I'd like to use a command line program (specifically geotifcp) which takes file_a.tif and file_a.tfw and outputs file_b.tif. Basically it combines two files of the same name with different file extensions and oututs the new file. I'd like to figure out how to batch out a few thousand of these things. I've created lists of all these files using basic ls > output commands.
I'm not necessarily looking for an answer targeted at this program but more at scripting in general.
I'm also not looking for you to write this for me, just give me a shove in the general direction please.

Thanks for any help!

  • That's a bit broad. Better to start with specific questions that maybe target a variety of things you want to learn. May 5, 2011 at 23:38
  • Thanks everyone! I'll try to have a more specific question next time but at this point I hardly know where to start. I'll give all your suggestions a try.
    – Paul
    May 6, 2011 at 2:32

3 Answers 3


I tend to do stuff like this using sed or awk to build command lines, then pipe them to a shell. As a possible example, if you have a file of just the xxxxx_a.tif filenames,

sed -e 's/\(.*\)_.*/geotifcp \1_a.tif \1_a.tfw \1_b.tif/' < list-file.txt

to see if it's generating the commands you're after, then

sed -e 's/\(.*\)_.*/geotifcp \1_a.tif \1_a.tfw \1_b.tif/' < list-file.txt | sh

to run them all.

An input line of asdfasdfsadf_a.tif results in geotifcp asdfasdfsadf_a.tif asdfasdfsadf_a.tfw asdfasdfsadf_b.tif, assuming that the input filenames are [filename]_a.tif and [filename]_a.tiw and the output name [filename]_b.tif.

  • great minds ...
    – DrSAR
    May 6, 2011 at 0:34

Command line arguments

You probably what to use command line arguments.

Try this bash script:


echo "First argument is $1"
echo "Second argument is $2"

If the script file name is test1.sh, then you'll have this:

a@u1104:~$ chmod +x test1.sh 
a@u1104:~$ ./test1.sh 
First argument is 
Second argument is 
a@u1104:~$ ./test1.sh file1.tif file2.tiw
First argument is file1.tif
Second argument is file2.tiw

Reading lines from files

Another component would be to loop through your file. You can do it like this:

cat test |while read line; do 
  echo "${line}"

Instead of echo "${line}" you can, for example, do ./test1.sh ${line}.tif ${line}.tiw


I suggest you have a look at

sed # to manipulate text output from, for instance, ls


xargs # to use some std input to generate (many) new command lines

in combination with piping the output of one command into the input of the next (like from ls to sed to xargs)

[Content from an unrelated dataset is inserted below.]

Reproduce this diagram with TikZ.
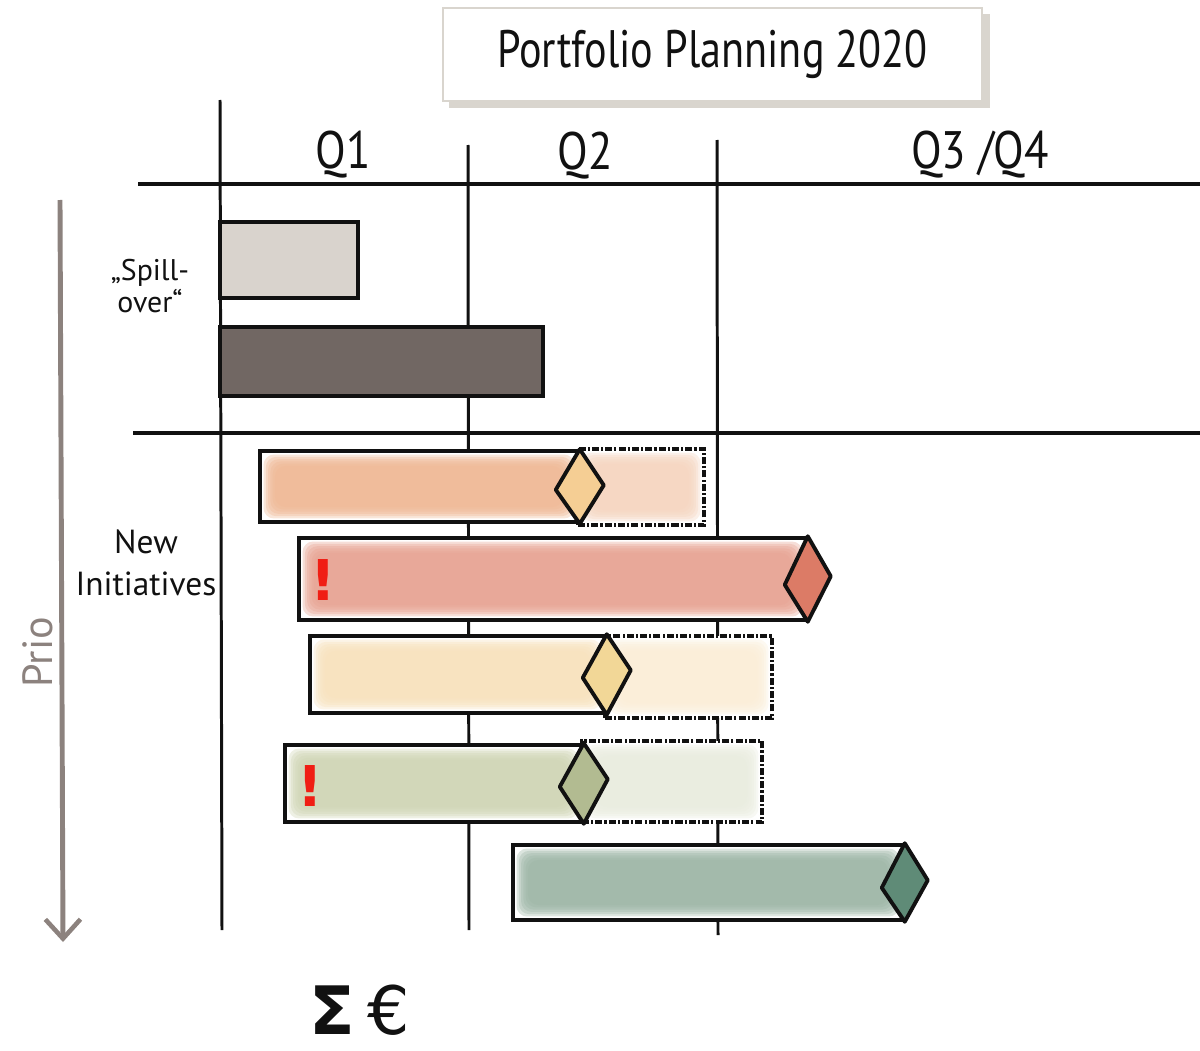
\documentclass[tikz,border=0pt]{standalone}
\usepackage{fontspec}
\setmainfont{PT Sans}
\newfontfamily\symfont{DejaVu Sans}
\usetikzlibrary{arrows.meta,fit}

\definecolor{ink}{HTML}{111111}
\definecolor{shadowgray}{HTML}{D9D5CE}
\definecolor{priogray}{HTML}{8C827E}
\definecolor{spillA}{HTML}{D9D3CD}
\definecolor{spillB}{HTML}{716763}
\definecolor{peach}{HTML}{F0B894}
\definecolor{peachX}{HTML}{F6D6C0}
\definecolor{peachD}{HTML}{F5CE94}
\definecolor{rose}{HTML}{E8A292}
\definecolor{roseD}{HTML}{DC7B66}
\definecolor{cream}{HTML}{F8E2BC}
\definecolor{creamX}{HTML}{FBEED8}
\definecolor{creamD}{HTML}{F2D797}
\definecolor{sage}{HTML}{D0D6B4}
\definecolor{sageX}{HTML}{EAEDDF}
\definecolor{sageD}{HTML}{B2BB91}
\definecolor{teal}{HTML}{9DB6A6}
\definecolor{tealD}{HTML}{5F8B77}
\definecolor{alert}{HTML}{F01E14}

\tikzset{
  gridline/.style={line width=1.7pt, draw=ink},
  rowline/.style={line width=2.2pt, draw=ink},
  plainbar/.style={draw=ink, line width=2pt, inner sep=0pt, fill=#1},
  % bar with a soft, brushed-in fill that fades towards its border
  softbar/.style={draw=ink, line width=2pt, inner sep=0pt, fill=white,
    path picture={
      \foreach \k in {0,...,5}{
        \fill[#1, opacity=0.35, rounded corners=6pt]
          ([shift={(2pt+\k*1.3pt,2pt+\k*1.3pt)}]path picture bounding box.south west)
          rectangle
          ([shift={(-2pt-\k*1.3pt,-2pt-\k*1.3pt)}]path picture bounding box.north east);
      }}},
  extbar/.style={softbar=#1, draw=ink, line width=1.9pt,
    dash pattern=on 4pt off 1.2pt on 1.2pt off 1.2pt},
  milestone/.style={draw=ink, line width=2.2pt, line join=round, fill=#1},
  hand/.style={font=\fontsize{#1}{#1}\selectfont, text=ink, inner sep=0pt, align=center},
  excl/.style={font=\symfont\bfseries\fontsize{32}{32}\selectfont, text=alert, inner sep=0pt},
}

\begin{document}
\begin{tikzpicture}[x=0.02cm, y=-0.02cm]
\useasboundingbox (0,0) rectangle (1200,1051);

% title card with its shadow
\fill[shadowgray] (449,14) rectangle (990,108);
\node[draw=shadowgray, line width=1.2pt, fill=white, inner sep=0pt,
      fit={(443,8) (982,101)}] (card) {};
\node[hand=30] (title) at (card.center) {\scalebox{0.8}[1]{Portfolio Planning 2020}};

% quarter columns and row separators
\coordinate (c1t) at (220,100);  \coordinate (c1b) at (222,930);
\coordinate (c2t) at (468,145);  \coordinate (c2b) at (469,930);
\coordinate (c3t) at (717,140);  \coordinate (c3b) at (718,935);
\coordinate (r1l) at (138,184);  \coordinate (r1r) at (1200,184);
\coordinate (r2l) at (133,433);  \coordinate (r2r) at (1200,433);
\draw[gridline] (c1t) -- (c1b);
\draw[gridline] (c2t) -- (c2b);
\draw[gridline] (c3t) -- (c3b);
\draw[rowline] (r1l) -- (r1r);
\draw[rowline] (r2l) -- (r2r);

\node[hand=30] (q1) at (343,155) {\scalebox{0.85}[1]{Q1}};
\node[hand=30] (q2) at (585,156) {\scalebox{0.85}[1]{Q2}};
\node[hand=30] (q34) at (980,155) {\scalebox{0.85}[1]{Q3 /Q4}};

% row labels
\node[hand=17] (spill) at (150,286) {„Spill-\\[1pt]over“};
\node[hand=19] (newinit) at (146,563) {New\\[5pt]Initiatives};

% priority axis
\coordinate (ptop) at (60,200);
\coordinate (pbot) at (63,942);
\draw[priogray, line width=2.8pt,
      -{Straight Barb[length=11pt, width=20pt, line width=2.6pt]}] (ptop) -- (pbot);
\node[hand=24, text=priogray, rotate=90] (prio) at (38,652) {Prio};

% spill-over bars
\node[plainbar=spillA, fit={(220,222) (358,298)}] (s1) {};
\node[plainbar=spillB, fit={(220,327) (543,396)}] (s2) {};

% new initiatives: planned extensions (dashed), bars, milestones
\node[extbar=peachX, fit={(578,449) (704,525)}] (ea) {};
\node[softbar=peach, fit={(260,451) (578,522)}] (ba) {};
\draw[milestone=peachD] (ba.north east) -- ++(24,36) -- (ba.south east) -- ++(-24,-34) -- cycle;

\node[softbar=rose, fit={(299,538) (806,620)}] (bb) {};
\draw[milestone=roseD] (bb.north east) -- ++(23,40) -- (bb.south east) -- ++(-23,-37) -- cycle;
\node[excl] (xb) at (323,580) {!};

\node[extbar=creamX, fit={(605,636) (772,718)}] (ec) {};
\node[softbar=cream, fit={(310,636) (605,713)}] (bc) {};
\draw[milestone=creamD] (bc.north east) -- ++(24,36) -- (bc.south east) -- ++(-24,-37) -- cycle;

\node[extbar=sageX, fit={(582,741) (762,822)}] (ed) {};
\node[softbar=sage, fit={(285,745) (582,822)}] (bd) {};
\draw[milestone=sageD] (bd.north east) -- ++(24,36) -- (bd.south east) -- ++(-24,-37) -- cycle;
\node[excl] (xd) at (310,786) {!};

\node[softbar=teal, fit={(513,845) (903,920)}] (be) {};
\draw[milestone=tealD] (be.north east) -- ++(23,37) -- (be.south east) -- ++(-23,-34) -- cycle;

% budget sum
\node[font=\symfont\fontsize{38}{38}\selectfont, text=ink, inner sep=0pt, anchor=base]
  (sum) at (360,1034) {{\bfseries Σ}\hspace{7pt}€};
\end{tikzpicture}
\end{document}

To wit, say, you have a directory with *tif and *tfw file. You want to do something to the tif files using the corresponding tfw file. Let's also assume for every tif file there is a tfw file of the exact same name

# list all those tif files in one long column
ls -1 *.tif 

# chop of the end .*tif leaving you with the base name
ls *.tif | sed -s 's/\.tif$//'

# feed the previous into xargs to tag a tif with the info in a tfw and
# create new geo_*.tif file
ls *.tif | sed -s 's/\.tif$//' | xargs -i -t geotifcp -e {}.tfw {}.tif geo_{}.tif

The latter line might pretty much do what you need in one long (difficult to read) commandline without scripting.

To aid understanding you can also first create the file list as you did:

ls *tif> output.list

Then clean it up with sed to make sure it behaves well.

sed -s 's/\.tif$//' output.list > clean_output.list

end then use xargs with option -p instead of -t to get a prompt before the issuance of each command:

cat clean_output.list | xargs -i -p geotifcp -e {}.tfw {}.tif geo_{}.tif

EDIT: A variation on the former is to use more sed less xargs. This is also a bit more 'debuggable'. It does require you to learn a bit about regular expressions (which is well worth the effort).

Essentially, one can generate the text of your desired command entirely with sed

sed -s 's/\(.*\)\.tif$/geotifcp -e \1.tfw \1.tif geo_\1.tif/'  output.list > process.sh

I know, regex looks horrible but here is the rough explanation of the content in the single quotes: 's/A/B/' substitutes A with B A in our case is (something).tif (note that we have to escape the brackets) The something is stored in \1 and gets used to build the geotifcp command (which is B).